This study addresses the challenge of precise imaging analysis for thoracic aortic dissection and aneurysms, which is hindered by the high computational cost and operational complexity of -dimensional aortic segmentation. To overcome this, the authors propose a lightweight cascaded multi-task framework featuring a shared encoder that simultaneously performs region-of-interest (ROI) detection and segmentation of the aorta. The ROI detection module, implemented via a fully connected network attached to a bottleneck layer, substantially reduces the spatial domain requiring processing. Experimental results demonstrate that the method achieves Dice scores consistently above 0.9—averaging 0.944—while utilizing only approximately one-third of the computational resources required by baseline approaches such as nnU-Net. The proposed framework thus offers a highly efficient, robust, and clinically viable solution for automated aortic analysis.
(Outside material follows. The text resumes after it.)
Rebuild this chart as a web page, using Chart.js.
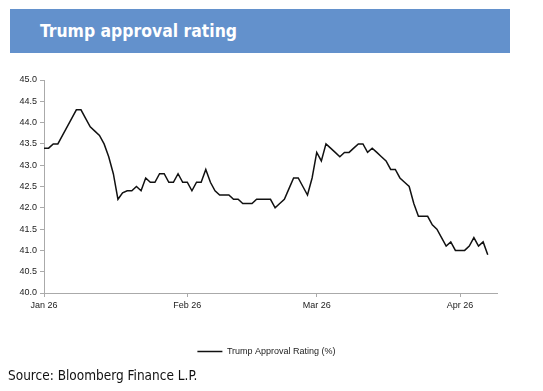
<!DOCTYPE html>
<html>
<head>
<meta charset="utf-8">
<script src="https://cdn.jsdelivr.net/npm/chart.js@4/dist/chart.umd.min.js"></script>
<style>
  body { margin: 0; width: 543px; height: 391px; background: #fff; position: relative; overflow: hidden; }
  #banner { position: absolute; left: 10px; top: 9px; width: 500px; height: 44px; background: #6391cc; }
  #banner span { position: absolute; left: 30px; top: 12px; color: #fff; font: bold 17.4px "DejaVu Sans"; font-stretch: condensed; }
  #wrap { position: absolute; left: 0; top: 0; width: 543px; height: 370px; }
  #source { position: absolute; left: 8px; top: 367px; font: 13.5px "DejaVu Sans"; font-stretch: condensed; color: #111; }
</style>
</head>
<body>
<div id="banner"><span>Trump approval rating</span></div>
<div id="wrap"><canvas id="approvalChart"></canvas></div>
<div id="source">Source: Bloomberg Finance L.P.</div>
<script>
// days since Jan 26, one reading per day
var seriesName = 'Trump Approval Rating (%)';
var approval = [
  43.4, 43.4, 43.5, 43.5, 43.7, 43.9, 44.1, 44.3, 44.3, 44.1,
  43.9, 43.8, 43.7, 43.5, 43.2, 42.8, 42.2, 42.35, 42.4, 42.4,
  42.5, 42.4, 42.7, 42.6, 42.6, 42.8, 42.8, 42.6, 42.6, 42.8,
  42.6, 42.6, 42.4, 42.6, 42.6, 42.9, 42.6, 42.4, 42.3, 42.3,
  42.3, 42.2, 42.2, 42.1, 42.1, 42.1, 42.2, 42.2, 42.2, 42.2,
  42.0, 42.1, 42.2, 42.45, 42.7, 42.7, 42.5, 42.3, 42.7, 43.3,
  43.1, 43.5, 43.4, 43.3, 43.2, 43.3, 43.3, 43.4, 43.5, 43.5,
  43.3, 43.4, 43.3, 43.2, 43.1, 42.9, 42.9, 42.7, 42.6, 42.5,
  42.1, 41.8, 41.8, 41.8, 41.6, 41.5, 41.3, 41.1, 41.2, 41.0,
  41.0, 41.0, 41.1, 41.3, 41.1, 41.2, 40.9
];
var tickDays = [0, 31, 59, 90];
var tickLabels = ['Jan 26', 'Feb 26', 'Mar 26', 'Apr 26'];

var points = approval.map(function (v, i) { return { x: i, y: v }; });

var axisFont = { family: 'Liberation Sans', size: 9 };

// the source centres the legend a bit right of the canvas middle
var legendShift = {
  id: 'legendShift',
  afterLayout: function (chart) {
    var lg = chart.legend;
    lg.left = 36;
    lg.right = chart.chartArea.right;
    lg.width = lg.right - lg.left;
  }
};

var ctx = document.getElementById('approvalChart');
var approvalChart = new Chart(ctx, {
  type: 'line',
  data: {
    datasets: [
      {
        label: seriesName,
        data: points,
        borderColor: '#111',
        borderWidth: 1.5,
        pointRadius: 0,
        tension: 0,
        fill: false
      }
    ]
  },
  options: {
    responsive: true,
    maintainAspectRatio: false,
    animation: false,
    layout: { padding: { top: 80, right: 46, left: 0, bottom: 4 } },
    scales: {
      x: {
        type: 'linear',
        min: 0,
        max: 98,
        afterBuildTicks: function (scale) {
          scale.ticks = tickDays.map(function (d) { return { value: d }; });
        },
        afterFit: function (scale) { scale.height = 44; },
        ticks: {
          autoSkip: false,
          maxRotation: 0,
          padding: 3,
          color: '#222',
          font: axisFont,
          callback: function (v) { return tickLabels[tickDays.indexOf(v)]; }
        },
        grid: { display: true, drawOnChartArea: false, tickLength: 4, color: '#aaa' },
        border: { color: '#aaa', width: 1 }
      },
      y: {
        min: 40,
        max: 45,
        afterFit: function (scale) { scale.width = 44; },
        ticks: {
          stepSize: 0.5,
          padding: 3,
          color: '#222',
          font: axisFont,
          callback: function (v) { return v.toFixed(1); }
        },
        grid: { display: true, drawOnChartArea: false, tickLength: 4, color: '#aaa' },
        border: { color: '#aaa', width: 1 }
      }
    },
    plugins: {
      legend: {
        display: true,
        position: 'bottom',
        labels: {
          usePointStyle: true,
          pointStyle: 'line',
          pointStyleWidth: 25,
          color: '#222',
          font: axisFont,
          padding: 10
        }
      },
      tooltip: { enabled: false }
    }
  },
  plugins: [legendShift]
});
</script>
</body>
</html>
Thoracic aortic dissection and aneurysms are the most lethal diseases of the aorta. The major hindrance to treatment lies in the accurate analysis of the medical images. More particularly, aortic segmentation of the 3D image is often tedious and difficult. Deep-learning-based segmentation models are an ideal solution, but their inability to deliver usable outputs in difficult cases and their computational cost cause their clinical adoption to stay limited. This study presents an innovative approach for efficient aortic segmentation using targeted region of interest (ROI) detection. In contrast to classical detection models, we propose a simple and efficient detection model that can be widely applied to detect a single ROI. Our detection model is trained as a multi-task model, using an encoder-decoder architecture for segmentation and a fully connected network attached to the bottleneck for detection. We compare the performance of a one-step segmentation model applied to a complete image, nnU-Net and our cascade model composed of a detection and a segmentation step. We achieve a mean Dice similarity coefficient of 0.944 with over 0.9 for all cases using a third of the computing power. This simple solution achieves state-of-the-art performance while being compact and robust, making it an ideal solution for clinical applications.